▸ PROBLEM REQUIREMENTS: Nothing but the lines from the top of the data to the line holding "minimum width=91pt, minimum" should be printed, word for word and both ends included; leave the pictures out.

▸ RAW DATA:

····················

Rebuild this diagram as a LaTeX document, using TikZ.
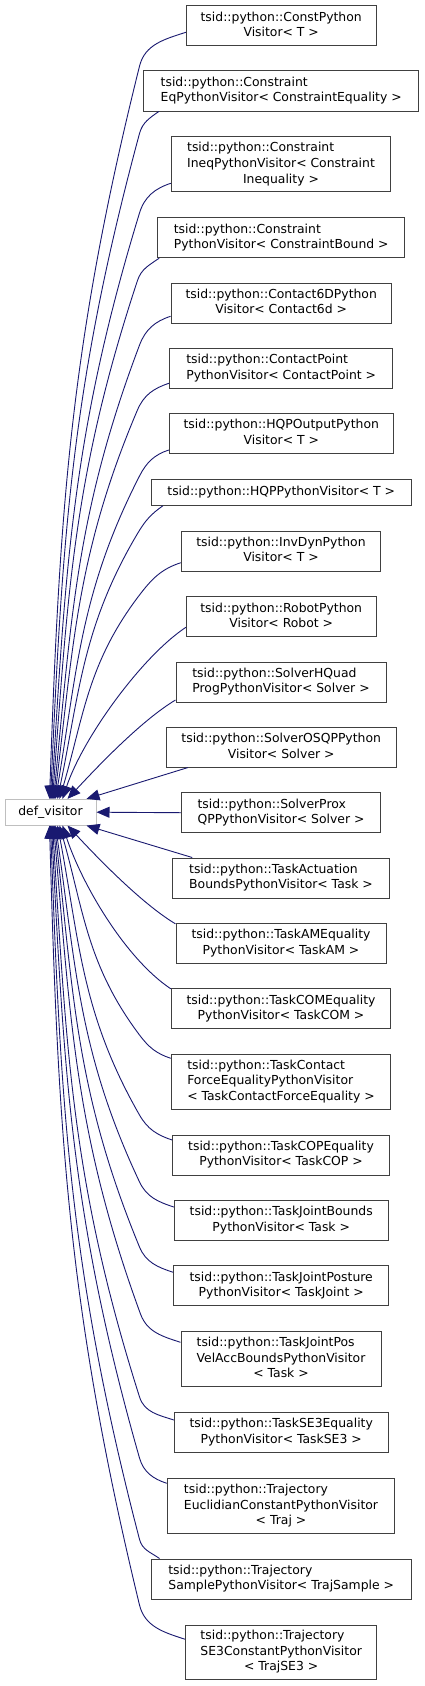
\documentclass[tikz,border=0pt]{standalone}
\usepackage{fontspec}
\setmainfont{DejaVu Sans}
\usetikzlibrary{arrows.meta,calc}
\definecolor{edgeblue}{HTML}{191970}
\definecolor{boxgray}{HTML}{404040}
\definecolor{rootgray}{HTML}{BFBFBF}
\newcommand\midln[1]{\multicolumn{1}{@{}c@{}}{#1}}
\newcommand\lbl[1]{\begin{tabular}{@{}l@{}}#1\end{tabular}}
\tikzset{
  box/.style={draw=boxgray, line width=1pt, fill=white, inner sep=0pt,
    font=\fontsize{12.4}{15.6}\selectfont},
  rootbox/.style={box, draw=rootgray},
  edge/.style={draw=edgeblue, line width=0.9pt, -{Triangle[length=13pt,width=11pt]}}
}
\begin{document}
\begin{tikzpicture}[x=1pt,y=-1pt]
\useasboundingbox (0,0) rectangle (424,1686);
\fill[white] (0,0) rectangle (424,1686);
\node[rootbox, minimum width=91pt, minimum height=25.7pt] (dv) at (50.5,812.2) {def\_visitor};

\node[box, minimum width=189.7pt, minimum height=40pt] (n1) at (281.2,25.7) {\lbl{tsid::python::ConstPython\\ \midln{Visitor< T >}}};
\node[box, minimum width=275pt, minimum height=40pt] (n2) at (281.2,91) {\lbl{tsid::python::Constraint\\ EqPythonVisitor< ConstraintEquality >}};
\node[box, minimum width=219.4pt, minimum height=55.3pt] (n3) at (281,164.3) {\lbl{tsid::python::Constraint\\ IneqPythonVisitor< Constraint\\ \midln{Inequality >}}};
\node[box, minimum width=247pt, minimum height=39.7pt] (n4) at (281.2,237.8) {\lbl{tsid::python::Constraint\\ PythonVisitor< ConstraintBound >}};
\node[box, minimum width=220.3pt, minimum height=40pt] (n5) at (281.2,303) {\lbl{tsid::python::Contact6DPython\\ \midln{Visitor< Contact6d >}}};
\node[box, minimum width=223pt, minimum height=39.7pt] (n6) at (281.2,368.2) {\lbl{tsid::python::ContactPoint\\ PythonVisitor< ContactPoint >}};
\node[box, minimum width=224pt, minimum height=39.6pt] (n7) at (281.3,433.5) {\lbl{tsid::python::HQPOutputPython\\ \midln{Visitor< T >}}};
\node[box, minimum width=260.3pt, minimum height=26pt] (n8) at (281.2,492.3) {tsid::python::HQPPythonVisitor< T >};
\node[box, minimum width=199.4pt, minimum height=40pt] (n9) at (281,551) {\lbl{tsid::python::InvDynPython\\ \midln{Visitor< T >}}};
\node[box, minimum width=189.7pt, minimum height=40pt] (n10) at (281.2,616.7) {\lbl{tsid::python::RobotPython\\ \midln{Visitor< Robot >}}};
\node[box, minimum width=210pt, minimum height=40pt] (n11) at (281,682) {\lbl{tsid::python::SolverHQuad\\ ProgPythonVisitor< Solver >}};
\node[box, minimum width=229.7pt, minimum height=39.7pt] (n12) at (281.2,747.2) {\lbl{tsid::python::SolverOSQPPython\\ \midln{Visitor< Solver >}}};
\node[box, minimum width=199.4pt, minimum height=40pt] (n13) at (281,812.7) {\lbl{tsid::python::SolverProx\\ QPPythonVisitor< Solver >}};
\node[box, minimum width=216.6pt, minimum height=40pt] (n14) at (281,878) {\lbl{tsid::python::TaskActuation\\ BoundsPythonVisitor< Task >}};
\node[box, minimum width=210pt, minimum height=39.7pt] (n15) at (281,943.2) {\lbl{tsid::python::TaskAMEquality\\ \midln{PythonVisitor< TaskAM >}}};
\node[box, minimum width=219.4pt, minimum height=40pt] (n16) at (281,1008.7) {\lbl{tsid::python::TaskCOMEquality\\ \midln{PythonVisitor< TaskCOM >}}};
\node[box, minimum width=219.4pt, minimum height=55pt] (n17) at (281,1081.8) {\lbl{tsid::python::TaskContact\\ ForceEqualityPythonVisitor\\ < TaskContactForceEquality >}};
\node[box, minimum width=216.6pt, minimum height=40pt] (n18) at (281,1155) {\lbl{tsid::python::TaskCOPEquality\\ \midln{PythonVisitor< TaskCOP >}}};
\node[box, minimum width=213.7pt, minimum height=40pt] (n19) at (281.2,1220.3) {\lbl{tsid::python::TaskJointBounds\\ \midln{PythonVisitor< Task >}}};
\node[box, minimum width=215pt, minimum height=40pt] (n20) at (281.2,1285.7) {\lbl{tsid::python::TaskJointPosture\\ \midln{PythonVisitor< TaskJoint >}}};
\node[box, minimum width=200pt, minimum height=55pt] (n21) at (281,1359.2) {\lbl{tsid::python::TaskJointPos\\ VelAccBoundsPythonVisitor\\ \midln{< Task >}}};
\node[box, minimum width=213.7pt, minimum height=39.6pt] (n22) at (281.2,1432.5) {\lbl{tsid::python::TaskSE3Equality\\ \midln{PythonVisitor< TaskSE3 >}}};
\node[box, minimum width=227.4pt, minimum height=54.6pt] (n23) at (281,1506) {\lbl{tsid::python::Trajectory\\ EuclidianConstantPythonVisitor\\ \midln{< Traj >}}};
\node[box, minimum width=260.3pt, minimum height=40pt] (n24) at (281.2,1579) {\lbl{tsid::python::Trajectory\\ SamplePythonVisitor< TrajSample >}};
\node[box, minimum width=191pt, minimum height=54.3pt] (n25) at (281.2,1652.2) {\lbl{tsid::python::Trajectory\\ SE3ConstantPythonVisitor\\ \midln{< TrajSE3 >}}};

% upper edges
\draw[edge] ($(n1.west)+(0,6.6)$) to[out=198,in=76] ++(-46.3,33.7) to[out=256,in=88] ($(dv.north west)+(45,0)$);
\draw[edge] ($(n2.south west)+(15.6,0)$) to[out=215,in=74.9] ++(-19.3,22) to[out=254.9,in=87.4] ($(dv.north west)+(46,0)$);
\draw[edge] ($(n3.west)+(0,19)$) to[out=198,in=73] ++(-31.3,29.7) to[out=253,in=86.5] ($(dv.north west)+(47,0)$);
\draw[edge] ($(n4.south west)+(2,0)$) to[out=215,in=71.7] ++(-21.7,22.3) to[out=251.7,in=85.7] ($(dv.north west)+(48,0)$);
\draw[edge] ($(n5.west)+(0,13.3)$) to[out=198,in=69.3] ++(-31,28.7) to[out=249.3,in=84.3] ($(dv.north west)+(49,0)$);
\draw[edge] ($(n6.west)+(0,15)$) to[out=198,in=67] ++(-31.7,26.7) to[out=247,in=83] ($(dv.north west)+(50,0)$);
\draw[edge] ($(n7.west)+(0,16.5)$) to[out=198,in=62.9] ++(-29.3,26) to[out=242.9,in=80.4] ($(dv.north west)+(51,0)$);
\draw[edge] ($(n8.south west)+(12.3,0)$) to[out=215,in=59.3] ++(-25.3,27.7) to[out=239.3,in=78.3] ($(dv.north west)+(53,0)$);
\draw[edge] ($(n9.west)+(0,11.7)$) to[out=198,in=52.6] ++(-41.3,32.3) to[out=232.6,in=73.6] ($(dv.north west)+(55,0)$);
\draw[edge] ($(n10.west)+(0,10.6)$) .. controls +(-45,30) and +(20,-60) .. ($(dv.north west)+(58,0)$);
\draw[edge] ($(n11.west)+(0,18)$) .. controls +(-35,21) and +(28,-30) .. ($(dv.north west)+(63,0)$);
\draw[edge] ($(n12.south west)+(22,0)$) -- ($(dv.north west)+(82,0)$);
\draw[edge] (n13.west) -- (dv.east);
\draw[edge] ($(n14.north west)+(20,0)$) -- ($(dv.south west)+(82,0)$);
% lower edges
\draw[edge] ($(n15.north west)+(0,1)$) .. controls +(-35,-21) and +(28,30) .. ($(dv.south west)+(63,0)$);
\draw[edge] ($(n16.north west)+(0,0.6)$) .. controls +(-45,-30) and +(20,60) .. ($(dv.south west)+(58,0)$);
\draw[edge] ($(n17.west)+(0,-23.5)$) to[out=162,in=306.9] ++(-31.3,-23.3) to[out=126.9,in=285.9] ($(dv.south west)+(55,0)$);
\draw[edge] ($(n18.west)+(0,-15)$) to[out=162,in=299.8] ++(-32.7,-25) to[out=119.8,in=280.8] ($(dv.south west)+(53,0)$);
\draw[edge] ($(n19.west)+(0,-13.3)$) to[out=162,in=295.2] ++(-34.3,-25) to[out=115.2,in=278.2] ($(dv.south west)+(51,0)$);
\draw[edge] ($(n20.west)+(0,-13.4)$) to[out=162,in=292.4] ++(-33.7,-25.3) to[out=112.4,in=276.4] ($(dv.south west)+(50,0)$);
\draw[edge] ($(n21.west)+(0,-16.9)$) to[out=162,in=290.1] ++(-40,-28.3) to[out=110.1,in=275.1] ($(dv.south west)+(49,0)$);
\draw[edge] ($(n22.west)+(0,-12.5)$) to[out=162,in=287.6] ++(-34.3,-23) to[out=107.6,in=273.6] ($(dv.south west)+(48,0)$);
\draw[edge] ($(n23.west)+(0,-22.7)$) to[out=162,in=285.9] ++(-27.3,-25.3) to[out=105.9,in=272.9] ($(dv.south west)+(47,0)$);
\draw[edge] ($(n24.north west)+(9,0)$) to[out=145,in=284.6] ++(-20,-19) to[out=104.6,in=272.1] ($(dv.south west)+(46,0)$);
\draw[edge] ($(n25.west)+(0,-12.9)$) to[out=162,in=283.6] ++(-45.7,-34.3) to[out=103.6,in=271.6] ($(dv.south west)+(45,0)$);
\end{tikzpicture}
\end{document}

····················

▸ EXERCISE SOLUTION:
Rebuild this diagram as a LaTeX document, using TikZ.
\documentclass[tikz,border=0pt]{standalone}
\usepackage{fontspec}
\setmainfont{DejaVu Sans}
\usetikzlibrary{arrows.meta,calc}
\definecolor{edgeblue}{HTML}{191970}
\definecolor{boxgray}{HTML}{404040}
\definecolor{rootgray}{HTML}{BFBFBF}
\newcommand\midln[1]{\multicolumn{1}{@{}c@{}}{#1}}
\newcommand\lbl[1]{\begin{tabular}{@{}l@{}}#1\end{tabular}}
\tikzset{
  box/.style={draw=boxgray, line width=1pt, fill=white, inner sep=0pt,
    font=\fontsize{12.4}{15.6}\selectfont},
  rootbox/.style={box, draw=rootgray},
  edge/.style={draw=edgeblue, line width=0.9pt, -{Triangle[length=13pt,width=11pt]}}
}
\begin{document}
\begin{tikzpicture}[x=1pt,y=-1pt]
\useasboundingbox (0,0) rectangle (424,1686);
\fill[white] (0,0) rectangle (424,1686);
\node[rootbox, minimum width=91pt, minimum height=25.7pt] (dv) at (50.5,812.2) {def\_visitor};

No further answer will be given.